If the Comedian could be said to be doing anything, it would be drifting. Is he happy? It hardly matters. Whether or not the audience is witnessing the tale of a depressed individual seems to fly in the face of Entertainment’s insistent lack of meaning. Parsing it in order to forge attachments seems the antithesis, although there are many scenes that beg “why” questions.
But perhaps the Comedian counters the existential by asking and asking and asking again his own miserable, grating “why” questions. He’s frustrated, that’s clear, but to the extent of it only rolls to the surface when he verbally attacks a woman who seems to be having a very bad night. The Comedian gets his just desserts, but the whole ordeal is just bleak.
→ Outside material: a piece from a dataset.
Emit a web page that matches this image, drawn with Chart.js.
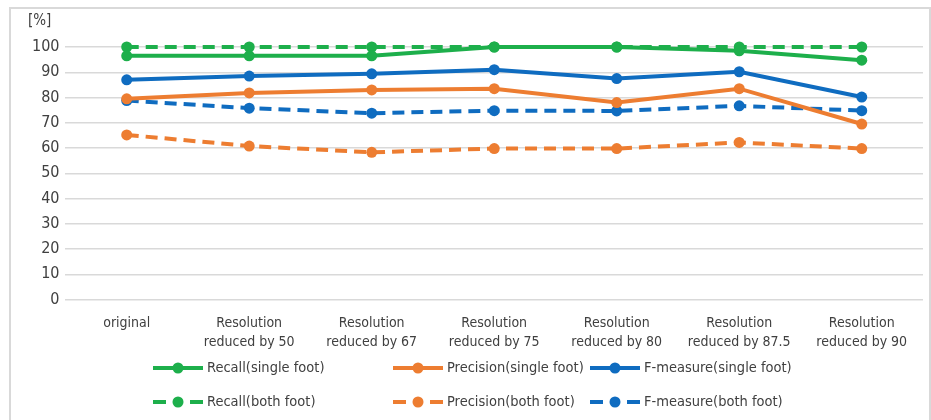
<!DOCTYPE html>
<html>
<head>
<meta charset="utf-8">
<script src="https://cdn.jsdelivr.net/npm/chart.js@4.4.1/dist/chart.umd.min.js"></script>
<style>
  html, body { margin: 0; padding: 0; background: #fff; }
  #wrap { position: relative; width: 931px; height: 420px; }
</style>
</head>
<body>
<div id="wrap"><canvas id="chart" width="931" height="420"></canvas></div>
<script>
// カテゴリとデータ
const categories = [
    'original',
    ['Resolution', 'reduced by 50'],
    ['Resolution', 'reduced by 67'],
    ['Resolution', 'reduced by 75'],
    ['Resolution', 'reduced by 80'],
    ['Resolution', 'reduced by 87.5'],
    ['Resolution', 'reduced by 90']
];
const recallSingle    = [96.5, 96.5, 96.5, 100, 100, 98.5, 94.8];
const precisionSingle = [79.5, 81.8, 83.0, 83.5, 78.0, 83.5, 69.5];
const fSingle         = [87.0, 88.5, 89.4, 91.0, 87.5, 90.2, 80.2];
const recallBoth      = [100, 100, 100, 100, 100, 100, 100];
const precisionBoth   = [65.2, 60.8, 58.3, 59.8, 59.8, 62.2, 59.8];
const fBoth           = [78.8, 75.8, 73.8, 74.8, 74.7, 76.7, 74.8];
const yTicks = [0, 10, 20, 30, 40, 50, 60, 70, 80, 90, 100];

const GREEN = '#1DAF4B';
const ORANGE = '#ED7D31';
const BLUE = '#0F6CC0';
const FONT = '"DejaVu Sans Condensed", "Liberation Sans Narrow", sans-serif';
const TEXT = '#404040';

function series(label, data, color, dashed) {
    return {
        label: label,
        data: data,
        borderColor: color,
        backgroundColor: color,
        pointBackgroundColor: color,
        pointBorderColor: color,
        borderWidth: 4,
        borderDash: dashed ? [12, 7] : [],
        pointRadius: 5.5,
        pointBorderWidth: 0,
        tension: 0,
        clip: false
    };
}

// 凡例は Excel 風に 2 行 3 列で描く
const legendPlugin = {
    id: 'gridLegend',
    afterDraw(chart) {
        const ctx = chart.ctx;
        const cols = [153, 393, 590];
        const rows = [368, 402];
        ctx.save();
        ctx.font = '14.5px ' + FONT;
        ctx.textBaseline = 'middle';
        chart.data.datasets.forEach((ds, i) => {
            const x = cols[i % 3];
            const y = rows[Math.floor(i / 3)];
            ctx.strokeStyle = ds.borderColor;
            ctx.lineWidth = 4;
            ctx.beginPath();
            if (ds.borderDash.length) {
                ctx.moveTo(x, y);
                ctx.lineTo(x + 13, y);
                ctx.moveTo(x + 37, y);
                ctx.lineTo(x + 50, y);
            } else {
                ctx.moveTo(x, y);
                ctx.lineTo(x + 50, y);
            }
            ctx.stroke();
            ctx.fillStyle = ds.borderColor;
            ctx.beginPath();
            ctx.arc(x + 25, y, 5.5, 0, Math.PI * 2);
            ctx.fill();
            ctx.fillStyle = TEXT;
            ctx.fillText(ds.label, x + 54, y);
        });
        // [%] ラベルと外枠
        ctx.font = '15px ' + FONT;
        ctx.textAlign = 'left';
        ctx.fillStyle = TEXT;
        ctx.fillText('[%]', 28, 21);
        ctx.strokeStyle = '#d9d9d9';
        ctx.lineWidth = 2;
        ctx.beginPath();
        ctx.moveTo(10, 420);
        ctx.lineTo(10, 8);
        ctx.lineTo(930, 8);
        ctx.lineTo(930, 420);
        ctx.stroke();
        ctx.restore();
    }
};

const ctx = document.getElementById('chart').getContext('2d');
new Chart(ctx, {
    type: 'line',
    data: {
        labels: categories,
        datasets: [
            series('Recall(single foot)', recallSingle, GREEN, false),
            series('Precision(single foot)', precisionSingle, ORANGE, false),
            series('F-measure(single foot)', fSingle, BLUE, false),
            series('Recall(both foot)', recallBoth, GREEN, true),
            series('Precision(both foot)', precisionBoth, ORANGE, true),
            series('F-measure(both foot)', fBoth, BLUE, true)
        ]
    },
    options: {
        responsive: false,
        animation: false,
        layout: {
            padding: { top: 47, left: 26, right: 8, bottom: 62 }
        },
        plugins: {
            legend: { display: false },
            tooltip: { enabled: false }
        },
        scales: {
            x: {
                offset: true,
                grid: { display: false },
                border: { display: false },
                ticks: {
                    color: TEXT,
                    font: { family: FONT, size: 14, lineHeight: 1.3 },
                    padding: 7,
                    maxRotation: 0,
                    autoSkip: false
                }
            },
            y: {
                min: 0,
                max: 100,
                afterBuildTicks(axis) {
                    axis.ticks = yTicks.map(v => ({ value: v }));
                },
                grid: { color: '#d9d9d9', lineWidth: 1.5, drawTicks: false },
                border: { display: false },
                ticks: {
                    color: TEXT,
                    font: { family: FONT, size: 16 },
                    padding: 6
                }
            }
        }
    },
    plugins: [legendPlugin]
});
</script>
</body>
</html>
Some people would describe Entertainment as charting a course through human tragedy, but that seems off the mark. While it’s easy to quantify the Comedian as failing because he doesn’t produce laughs, the same can be said for most of us. How much can “success” really be calculated by the so-called average people wandering this blue dot? What measurements should be used?
Make no mistake, this isn’t some blithe story of a successful comic working his way through successful gigs in front of successful crowds. Most observers would consider Entertainment a tour through the Land of the Losers with the Comedian as the Loser King. But this immaterial narrative begs more, just like life begs to be about more than mere metrics of achievement. Existence is funny that way.